Enquanto não houver uma democracia europeia confederada, a independência será a nossa derradeira proteção. É esse o quadro que, nas condições atuais, nos permite restabelecer e, mais ainda, renovar a soberania do povo. É do interesse do povo húngaro. É preocupante o facto de o povo húngaro não contar com um aliado forte, nem internamente nem no exterior. Por isso, torna-se ainda mais necessário que os amigos do povo sejam fiéis e consequentes.

Contexto

Mais poderes para Orbán

A 2 de janeiro, em Budapeste, entre 70 mil e 100 mil pessoas manifestaram-se contra a nova constituição que entrara em vigor na véspera. O texto, que suprime a referência à “República da Hungria”, aumenta o controlo do Governo sobre o tribunal constitucional e introduz uma referência direta a Deus, é considerado um instrumento ao serviço do Fidesz, o partido do primiero-ministro Viktor Orbán.

Contestam também a lei eleitoral adotada pelo parlamento a 23 de dezembro. Esta lei, reduz o número de deputados, instaura o escrutínio a uma só volta, aumenta o número de assinaturas necessárias à apresentação, redefine as circunscrições e permite o voto das minorias húngaras no estrangeiro. Este novo método de escrutínio é visto como um meio para facilitar a vitória do Fidesz nas próximas eleições.

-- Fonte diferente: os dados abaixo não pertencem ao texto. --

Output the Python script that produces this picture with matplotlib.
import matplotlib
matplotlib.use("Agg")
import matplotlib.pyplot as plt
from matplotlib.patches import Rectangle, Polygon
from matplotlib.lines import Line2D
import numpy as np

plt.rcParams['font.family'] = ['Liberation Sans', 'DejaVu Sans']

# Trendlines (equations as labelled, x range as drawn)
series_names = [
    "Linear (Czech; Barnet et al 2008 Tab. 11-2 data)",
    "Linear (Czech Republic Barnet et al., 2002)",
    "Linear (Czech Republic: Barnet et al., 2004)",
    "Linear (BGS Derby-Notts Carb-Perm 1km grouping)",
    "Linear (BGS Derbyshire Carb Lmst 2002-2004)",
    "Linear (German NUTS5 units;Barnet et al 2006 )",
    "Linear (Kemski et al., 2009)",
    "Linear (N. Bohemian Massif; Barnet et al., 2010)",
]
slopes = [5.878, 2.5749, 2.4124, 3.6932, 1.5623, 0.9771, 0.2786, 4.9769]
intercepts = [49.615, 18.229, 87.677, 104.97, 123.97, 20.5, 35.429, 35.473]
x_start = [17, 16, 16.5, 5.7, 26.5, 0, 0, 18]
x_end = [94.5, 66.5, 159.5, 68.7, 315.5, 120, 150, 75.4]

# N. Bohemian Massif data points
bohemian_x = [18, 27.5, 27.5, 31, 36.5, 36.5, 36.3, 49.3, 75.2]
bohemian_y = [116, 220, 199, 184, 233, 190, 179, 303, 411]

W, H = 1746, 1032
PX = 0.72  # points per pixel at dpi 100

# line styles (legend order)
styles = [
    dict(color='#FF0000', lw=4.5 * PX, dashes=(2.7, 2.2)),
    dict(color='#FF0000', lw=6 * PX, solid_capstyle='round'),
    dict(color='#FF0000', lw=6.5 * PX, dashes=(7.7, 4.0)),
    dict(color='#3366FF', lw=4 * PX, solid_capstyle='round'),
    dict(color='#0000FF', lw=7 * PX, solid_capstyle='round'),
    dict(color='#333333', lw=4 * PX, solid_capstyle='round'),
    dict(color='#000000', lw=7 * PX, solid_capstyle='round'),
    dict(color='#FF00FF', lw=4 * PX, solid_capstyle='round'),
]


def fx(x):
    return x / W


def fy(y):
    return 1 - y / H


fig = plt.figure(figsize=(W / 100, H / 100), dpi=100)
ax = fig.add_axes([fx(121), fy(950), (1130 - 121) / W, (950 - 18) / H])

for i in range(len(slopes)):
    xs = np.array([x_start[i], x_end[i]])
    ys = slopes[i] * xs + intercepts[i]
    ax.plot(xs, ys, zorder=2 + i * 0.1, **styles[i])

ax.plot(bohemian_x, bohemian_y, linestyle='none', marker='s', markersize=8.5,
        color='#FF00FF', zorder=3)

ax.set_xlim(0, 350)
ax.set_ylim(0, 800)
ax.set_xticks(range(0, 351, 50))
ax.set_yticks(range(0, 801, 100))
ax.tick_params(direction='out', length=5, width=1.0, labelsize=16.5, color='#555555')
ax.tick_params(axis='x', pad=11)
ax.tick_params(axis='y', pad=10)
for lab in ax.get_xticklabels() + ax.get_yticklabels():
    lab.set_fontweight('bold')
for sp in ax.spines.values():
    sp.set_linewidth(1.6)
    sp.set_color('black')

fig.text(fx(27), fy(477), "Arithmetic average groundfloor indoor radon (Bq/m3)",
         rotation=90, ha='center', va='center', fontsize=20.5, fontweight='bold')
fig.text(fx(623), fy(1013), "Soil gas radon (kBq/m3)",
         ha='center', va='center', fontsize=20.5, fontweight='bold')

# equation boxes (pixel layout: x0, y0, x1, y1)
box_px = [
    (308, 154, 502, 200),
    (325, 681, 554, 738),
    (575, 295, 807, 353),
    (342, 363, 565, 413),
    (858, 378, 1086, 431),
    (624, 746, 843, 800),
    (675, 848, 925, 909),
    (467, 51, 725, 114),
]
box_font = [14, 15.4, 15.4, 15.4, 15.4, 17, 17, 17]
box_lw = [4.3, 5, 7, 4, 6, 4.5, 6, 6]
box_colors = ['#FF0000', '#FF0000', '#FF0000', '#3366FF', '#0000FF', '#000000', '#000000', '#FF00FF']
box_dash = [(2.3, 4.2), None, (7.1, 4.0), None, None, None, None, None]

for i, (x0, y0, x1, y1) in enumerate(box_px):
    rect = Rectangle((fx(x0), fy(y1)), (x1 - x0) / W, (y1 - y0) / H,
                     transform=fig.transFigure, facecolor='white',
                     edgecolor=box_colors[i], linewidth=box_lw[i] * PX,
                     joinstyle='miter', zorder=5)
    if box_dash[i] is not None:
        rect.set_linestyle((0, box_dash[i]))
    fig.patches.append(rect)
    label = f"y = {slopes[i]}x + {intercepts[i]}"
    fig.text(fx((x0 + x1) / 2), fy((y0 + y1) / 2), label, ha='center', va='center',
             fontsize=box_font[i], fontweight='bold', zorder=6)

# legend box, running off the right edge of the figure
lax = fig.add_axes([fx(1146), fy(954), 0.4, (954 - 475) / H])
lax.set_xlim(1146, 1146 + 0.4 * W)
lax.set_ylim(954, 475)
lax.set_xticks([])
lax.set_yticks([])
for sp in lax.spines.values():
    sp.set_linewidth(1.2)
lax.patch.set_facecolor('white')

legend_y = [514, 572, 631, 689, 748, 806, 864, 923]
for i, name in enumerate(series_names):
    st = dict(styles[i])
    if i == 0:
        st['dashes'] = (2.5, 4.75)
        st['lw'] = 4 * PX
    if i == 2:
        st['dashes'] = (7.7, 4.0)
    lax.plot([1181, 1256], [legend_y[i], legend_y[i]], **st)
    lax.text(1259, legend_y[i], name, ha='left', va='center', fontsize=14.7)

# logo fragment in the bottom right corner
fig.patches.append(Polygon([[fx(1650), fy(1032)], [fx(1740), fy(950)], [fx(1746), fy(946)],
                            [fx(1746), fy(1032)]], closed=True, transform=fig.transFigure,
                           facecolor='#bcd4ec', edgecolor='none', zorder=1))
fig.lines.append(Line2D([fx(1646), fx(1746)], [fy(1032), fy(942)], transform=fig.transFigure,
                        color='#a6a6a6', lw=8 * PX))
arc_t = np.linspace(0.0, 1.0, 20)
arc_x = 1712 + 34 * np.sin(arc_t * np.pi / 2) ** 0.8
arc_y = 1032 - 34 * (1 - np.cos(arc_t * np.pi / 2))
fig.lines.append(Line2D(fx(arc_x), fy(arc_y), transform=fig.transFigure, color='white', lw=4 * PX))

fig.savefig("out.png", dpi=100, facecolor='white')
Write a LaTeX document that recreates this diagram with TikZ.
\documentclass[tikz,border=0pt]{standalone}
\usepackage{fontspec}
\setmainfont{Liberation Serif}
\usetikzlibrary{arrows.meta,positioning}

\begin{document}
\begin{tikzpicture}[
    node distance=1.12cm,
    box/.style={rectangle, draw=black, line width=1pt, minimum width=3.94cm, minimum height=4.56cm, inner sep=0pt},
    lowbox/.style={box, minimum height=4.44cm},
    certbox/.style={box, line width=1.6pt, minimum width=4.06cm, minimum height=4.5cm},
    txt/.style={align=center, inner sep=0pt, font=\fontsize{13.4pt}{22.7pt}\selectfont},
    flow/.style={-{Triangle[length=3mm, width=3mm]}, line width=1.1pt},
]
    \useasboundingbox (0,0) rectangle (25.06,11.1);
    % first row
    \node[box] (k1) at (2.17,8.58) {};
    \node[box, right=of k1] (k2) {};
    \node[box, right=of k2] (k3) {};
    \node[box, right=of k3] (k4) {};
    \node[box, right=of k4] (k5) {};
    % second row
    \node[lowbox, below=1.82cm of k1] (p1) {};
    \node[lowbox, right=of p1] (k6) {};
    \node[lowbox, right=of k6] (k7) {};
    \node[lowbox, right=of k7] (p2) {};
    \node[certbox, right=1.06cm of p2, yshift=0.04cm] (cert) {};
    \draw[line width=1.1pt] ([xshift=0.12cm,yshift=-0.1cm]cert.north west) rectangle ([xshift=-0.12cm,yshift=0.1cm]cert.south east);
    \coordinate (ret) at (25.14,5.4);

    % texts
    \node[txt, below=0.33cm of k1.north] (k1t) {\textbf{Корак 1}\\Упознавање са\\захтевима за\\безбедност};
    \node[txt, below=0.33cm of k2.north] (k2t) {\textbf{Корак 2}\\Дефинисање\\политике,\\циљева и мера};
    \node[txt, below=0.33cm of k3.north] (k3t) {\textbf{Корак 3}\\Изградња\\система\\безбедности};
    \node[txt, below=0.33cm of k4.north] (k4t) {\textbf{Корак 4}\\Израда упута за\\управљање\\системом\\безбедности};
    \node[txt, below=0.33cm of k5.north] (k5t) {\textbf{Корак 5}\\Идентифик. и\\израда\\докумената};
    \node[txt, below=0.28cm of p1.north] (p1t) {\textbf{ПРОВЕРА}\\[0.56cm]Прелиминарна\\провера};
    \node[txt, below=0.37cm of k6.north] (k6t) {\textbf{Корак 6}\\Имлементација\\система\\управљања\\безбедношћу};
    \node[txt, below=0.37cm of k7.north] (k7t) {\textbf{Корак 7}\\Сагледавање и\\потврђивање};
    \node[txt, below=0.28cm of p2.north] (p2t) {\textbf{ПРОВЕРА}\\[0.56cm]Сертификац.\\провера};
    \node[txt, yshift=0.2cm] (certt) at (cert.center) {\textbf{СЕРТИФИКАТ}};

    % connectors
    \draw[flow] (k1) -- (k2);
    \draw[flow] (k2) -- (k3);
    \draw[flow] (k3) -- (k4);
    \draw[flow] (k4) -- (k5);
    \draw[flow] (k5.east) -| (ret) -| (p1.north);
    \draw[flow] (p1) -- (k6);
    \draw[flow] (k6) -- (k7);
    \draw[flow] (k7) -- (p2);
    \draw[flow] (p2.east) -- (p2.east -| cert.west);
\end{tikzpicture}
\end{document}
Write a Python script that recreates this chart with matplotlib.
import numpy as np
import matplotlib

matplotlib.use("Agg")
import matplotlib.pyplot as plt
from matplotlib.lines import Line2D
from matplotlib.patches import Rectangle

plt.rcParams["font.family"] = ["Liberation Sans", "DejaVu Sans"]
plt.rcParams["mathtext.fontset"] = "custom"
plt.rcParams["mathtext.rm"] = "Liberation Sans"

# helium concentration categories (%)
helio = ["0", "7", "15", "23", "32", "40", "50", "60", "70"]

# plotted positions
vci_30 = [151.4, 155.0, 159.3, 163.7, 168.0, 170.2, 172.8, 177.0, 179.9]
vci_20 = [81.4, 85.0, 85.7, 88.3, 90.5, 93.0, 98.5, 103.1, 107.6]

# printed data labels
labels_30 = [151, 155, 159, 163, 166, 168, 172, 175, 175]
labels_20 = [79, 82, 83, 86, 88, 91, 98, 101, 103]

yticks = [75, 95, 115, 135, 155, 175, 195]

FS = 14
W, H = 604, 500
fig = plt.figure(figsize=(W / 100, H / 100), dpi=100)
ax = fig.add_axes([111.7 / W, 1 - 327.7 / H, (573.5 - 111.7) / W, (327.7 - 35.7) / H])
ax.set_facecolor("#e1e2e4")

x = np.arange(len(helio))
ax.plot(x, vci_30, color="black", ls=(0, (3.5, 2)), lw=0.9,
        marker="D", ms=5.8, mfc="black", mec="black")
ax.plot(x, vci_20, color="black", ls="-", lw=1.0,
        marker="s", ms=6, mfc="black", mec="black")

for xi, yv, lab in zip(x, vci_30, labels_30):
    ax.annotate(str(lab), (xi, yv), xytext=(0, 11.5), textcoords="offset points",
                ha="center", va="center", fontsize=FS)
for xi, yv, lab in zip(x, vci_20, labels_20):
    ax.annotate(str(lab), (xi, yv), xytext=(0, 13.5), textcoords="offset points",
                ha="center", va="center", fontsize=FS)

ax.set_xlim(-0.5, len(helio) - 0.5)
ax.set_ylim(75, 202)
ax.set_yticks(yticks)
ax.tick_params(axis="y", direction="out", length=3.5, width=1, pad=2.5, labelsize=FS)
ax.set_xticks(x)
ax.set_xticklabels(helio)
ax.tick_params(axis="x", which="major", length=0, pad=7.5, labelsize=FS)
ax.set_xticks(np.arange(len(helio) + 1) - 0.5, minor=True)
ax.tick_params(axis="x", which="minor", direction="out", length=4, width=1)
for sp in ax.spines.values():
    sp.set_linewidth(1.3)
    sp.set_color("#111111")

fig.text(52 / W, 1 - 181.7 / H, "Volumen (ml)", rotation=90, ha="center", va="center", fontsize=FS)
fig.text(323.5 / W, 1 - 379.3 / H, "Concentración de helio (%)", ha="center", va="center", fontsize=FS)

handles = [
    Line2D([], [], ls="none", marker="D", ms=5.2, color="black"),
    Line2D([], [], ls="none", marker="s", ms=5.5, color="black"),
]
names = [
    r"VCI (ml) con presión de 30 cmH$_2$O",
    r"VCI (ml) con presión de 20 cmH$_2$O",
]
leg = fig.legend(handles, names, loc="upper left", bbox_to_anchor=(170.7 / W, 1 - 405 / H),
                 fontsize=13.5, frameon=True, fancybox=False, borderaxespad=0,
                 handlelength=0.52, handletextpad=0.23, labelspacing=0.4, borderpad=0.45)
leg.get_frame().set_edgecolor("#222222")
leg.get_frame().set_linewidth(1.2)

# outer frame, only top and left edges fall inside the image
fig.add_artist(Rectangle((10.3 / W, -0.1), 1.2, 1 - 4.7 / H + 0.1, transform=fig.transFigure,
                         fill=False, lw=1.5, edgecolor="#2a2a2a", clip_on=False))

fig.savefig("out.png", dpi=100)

Estas novidades políticas aparecem numa altura em que as negociações com o FMI e a UE foram interrompidas, a 16 de dezembro, uma vez que as duas instituições consideram que o novo estatuto do Banco Nacional da Hungria volta a por em causa a sua independência. Em simultâneo, o parlamento estabeleceu uma maioria de dois terços para qualquer alteração na fiscalidade, o que dificulta todas as negociações sobre o assunto.

Finalmente, o controlo por parte das autoridades sobre a comunicação social, parcialmente colocada em questão pelo tribunal constitucional, provocou uma greve de fome de dois jornalistas de órgãos de comunicação social públicos. Ambos foram afastados.